● Direction
Show each line of the data below that has the string "with" in it.
%%
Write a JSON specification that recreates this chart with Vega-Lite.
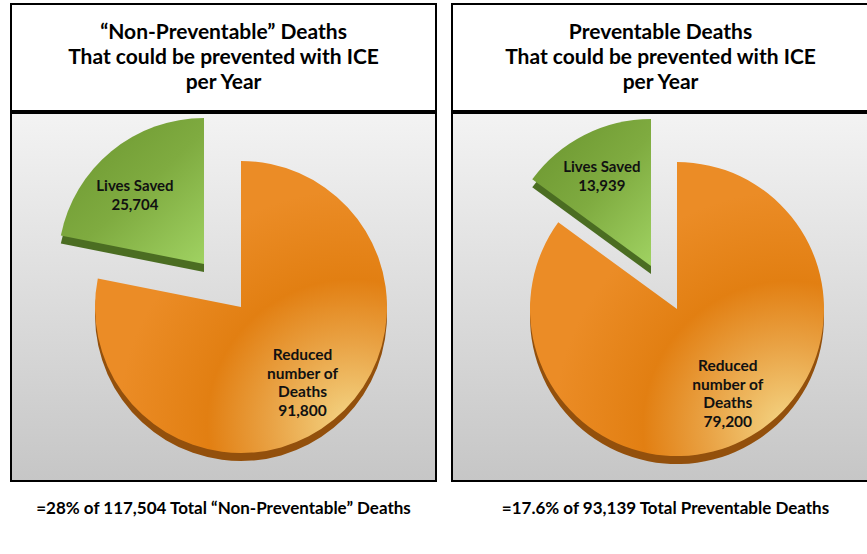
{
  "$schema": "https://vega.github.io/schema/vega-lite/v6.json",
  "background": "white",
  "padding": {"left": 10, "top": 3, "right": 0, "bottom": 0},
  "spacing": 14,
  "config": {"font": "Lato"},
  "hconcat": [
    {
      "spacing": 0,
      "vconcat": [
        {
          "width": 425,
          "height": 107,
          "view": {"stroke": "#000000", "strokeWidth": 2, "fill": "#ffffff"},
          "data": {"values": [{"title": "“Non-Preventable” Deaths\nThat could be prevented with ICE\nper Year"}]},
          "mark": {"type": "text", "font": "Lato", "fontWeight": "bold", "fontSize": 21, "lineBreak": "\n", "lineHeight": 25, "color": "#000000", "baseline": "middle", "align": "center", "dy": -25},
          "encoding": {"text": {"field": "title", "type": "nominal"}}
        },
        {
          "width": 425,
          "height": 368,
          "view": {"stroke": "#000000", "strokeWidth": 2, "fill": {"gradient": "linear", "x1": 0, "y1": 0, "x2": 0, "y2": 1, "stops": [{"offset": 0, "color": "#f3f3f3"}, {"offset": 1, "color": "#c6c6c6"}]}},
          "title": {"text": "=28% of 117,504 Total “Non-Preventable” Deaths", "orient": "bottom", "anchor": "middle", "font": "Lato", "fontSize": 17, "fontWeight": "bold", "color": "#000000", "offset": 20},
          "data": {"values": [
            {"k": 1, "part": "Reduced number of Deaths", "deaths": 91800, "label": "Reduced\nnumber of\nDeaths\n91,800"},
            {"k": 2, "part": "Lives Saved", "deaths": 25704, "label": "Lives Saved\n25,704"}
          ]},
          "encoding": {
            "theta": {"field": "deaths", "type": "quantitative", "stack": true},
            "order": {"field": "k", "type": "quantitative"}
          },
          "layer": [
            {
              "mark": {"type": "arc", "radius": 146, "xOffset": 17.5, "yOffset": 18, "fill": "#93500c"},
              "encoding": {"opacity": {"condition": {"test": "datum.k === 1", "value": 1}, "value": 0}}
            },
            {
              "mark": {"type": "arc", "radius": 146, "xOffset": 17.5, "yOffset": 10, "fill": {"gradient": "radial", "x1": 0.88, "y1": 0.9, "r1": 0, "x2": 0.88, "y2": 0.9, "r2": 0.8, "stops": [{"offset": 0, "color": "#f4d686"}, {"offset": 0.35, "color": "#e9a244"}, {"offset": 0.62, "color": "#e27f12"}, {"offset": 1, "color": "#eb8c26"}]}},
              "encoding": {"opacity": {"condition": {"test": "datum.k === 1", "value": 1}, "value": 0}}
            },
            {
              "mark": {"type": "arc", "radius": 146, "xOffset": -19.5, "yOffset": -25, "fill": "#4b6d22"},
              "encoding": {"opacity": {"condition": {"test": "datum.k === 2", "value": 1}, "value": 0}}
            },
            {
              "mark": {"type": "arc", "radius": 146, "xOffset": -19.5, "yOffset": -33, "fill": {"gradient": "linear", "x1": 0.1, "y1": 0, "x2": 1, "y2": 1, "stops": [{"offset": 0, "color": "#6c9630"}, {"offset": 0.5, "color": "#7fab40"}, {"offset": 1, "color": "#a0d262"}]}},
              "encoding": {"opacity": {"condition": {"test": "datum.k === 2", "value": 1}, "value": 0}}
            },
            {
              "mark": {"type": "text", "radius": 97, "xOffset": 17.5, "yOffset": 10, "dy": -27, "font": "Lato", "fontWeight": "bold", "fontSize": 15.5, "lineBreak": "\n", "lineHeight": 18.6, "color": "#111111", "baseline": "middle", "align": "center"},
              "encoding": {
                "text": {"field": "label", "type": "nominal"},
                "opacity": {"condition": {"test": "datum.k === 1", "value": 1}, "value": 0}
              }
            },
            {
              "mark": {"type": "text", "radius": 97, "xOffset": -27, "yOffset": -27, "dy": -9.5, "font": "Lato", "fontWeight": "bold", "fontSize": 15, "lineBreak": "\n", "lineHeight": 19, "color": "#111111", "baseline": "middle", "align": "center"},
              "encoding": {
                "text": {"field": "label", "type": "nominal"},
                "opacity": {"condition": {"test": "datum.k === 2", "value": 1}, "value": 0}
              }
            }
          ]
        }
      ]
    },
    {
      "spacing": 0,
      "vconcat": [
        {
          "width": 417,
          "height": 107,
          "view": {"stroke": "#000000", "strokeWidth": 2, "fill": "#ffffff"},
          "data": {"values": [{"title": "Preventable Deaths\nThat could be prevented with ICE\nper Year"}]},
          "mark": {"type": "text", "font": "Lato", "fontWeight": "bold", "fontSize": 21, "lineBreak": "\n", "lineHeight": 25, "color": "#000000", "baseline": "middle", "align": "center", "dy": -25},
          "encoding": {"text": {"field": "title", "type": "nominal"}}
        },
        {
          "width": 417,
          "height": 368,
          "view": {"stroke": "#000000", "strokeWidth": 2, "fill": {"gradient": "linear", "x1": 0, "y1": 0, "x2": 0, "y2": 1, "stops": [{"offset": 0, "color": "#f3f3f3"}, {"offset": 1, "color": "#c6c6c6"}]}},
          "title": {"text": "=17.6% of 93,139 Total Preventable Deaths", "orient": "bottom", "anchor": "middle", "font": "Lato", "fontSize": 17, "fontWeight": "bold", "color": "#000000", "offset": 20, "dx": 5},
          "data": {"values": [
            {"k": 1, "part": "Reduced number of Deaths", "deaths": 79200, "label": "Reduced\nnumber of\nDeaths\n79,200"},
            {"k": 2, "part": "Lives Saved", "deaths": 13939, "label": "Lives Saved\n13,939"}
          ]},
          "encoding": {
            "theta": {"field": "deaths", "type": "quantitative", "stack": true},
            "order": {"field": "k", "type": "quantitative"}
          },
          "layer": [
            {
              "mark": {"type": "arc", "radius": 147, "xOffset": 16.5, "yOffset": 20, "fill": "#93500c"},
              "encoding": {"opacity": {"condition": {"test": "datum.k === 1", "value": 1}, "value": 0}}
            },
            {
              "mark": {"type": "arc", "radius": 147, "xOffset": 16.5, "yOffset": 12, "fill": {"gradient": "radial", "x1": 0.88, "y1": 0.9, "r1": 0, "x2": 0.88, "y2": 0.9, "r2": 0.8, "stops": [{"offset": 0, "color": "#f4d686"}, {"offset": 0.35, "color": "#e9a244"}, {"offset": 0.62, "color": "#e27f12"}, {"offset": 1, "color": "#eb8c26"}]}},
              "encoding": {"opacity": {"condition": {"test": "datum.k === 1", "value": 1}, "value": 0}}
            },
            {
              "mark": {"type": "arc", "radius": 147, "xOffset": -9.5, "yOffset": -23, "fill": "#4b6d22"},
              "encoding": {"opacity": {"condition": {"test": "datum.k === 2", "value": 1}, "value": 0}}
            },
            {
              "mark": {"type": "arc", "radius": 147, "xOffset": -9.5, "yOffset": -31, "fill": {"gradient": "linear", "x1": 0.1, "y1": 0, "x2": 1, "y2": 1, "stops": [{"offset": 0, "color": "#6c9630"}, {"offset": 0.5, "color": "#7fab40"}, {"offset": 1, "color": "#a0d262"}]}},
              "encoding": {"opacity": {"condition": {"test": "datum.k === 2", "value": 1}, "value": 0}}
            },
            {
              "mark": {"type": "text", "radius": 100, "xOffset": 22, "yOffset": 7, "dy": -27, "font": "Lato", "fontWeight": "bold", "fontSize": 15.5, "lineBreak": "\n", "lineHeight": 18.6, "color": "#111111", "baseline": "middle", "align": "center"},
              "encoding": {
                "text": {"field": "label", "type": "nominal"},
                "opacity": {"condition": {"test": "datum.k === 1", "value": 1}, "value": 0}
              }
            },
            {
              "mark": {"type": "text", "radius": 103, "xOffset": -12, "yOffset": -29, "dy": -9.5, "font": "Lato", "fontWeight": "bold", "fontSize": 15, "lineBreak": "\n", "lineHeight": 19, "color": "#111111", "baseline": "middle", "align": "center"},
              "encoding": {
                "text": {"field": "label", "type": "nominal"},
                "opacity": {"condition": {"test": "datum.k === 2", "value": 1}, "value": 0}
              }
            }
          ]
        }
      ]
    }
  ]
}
%%
● Answer for the task
Write a JSON specification that recreates this chart with Vega-Lite.
          "data": {"values": [{"title": "“Non-Preventable” Deaths\nThat could be prevented with ICE\nper Year"}]},
          "data": {"values": [{"title": "Preventable Deaths\nThat could be prevented with ICE\nper Year"}]},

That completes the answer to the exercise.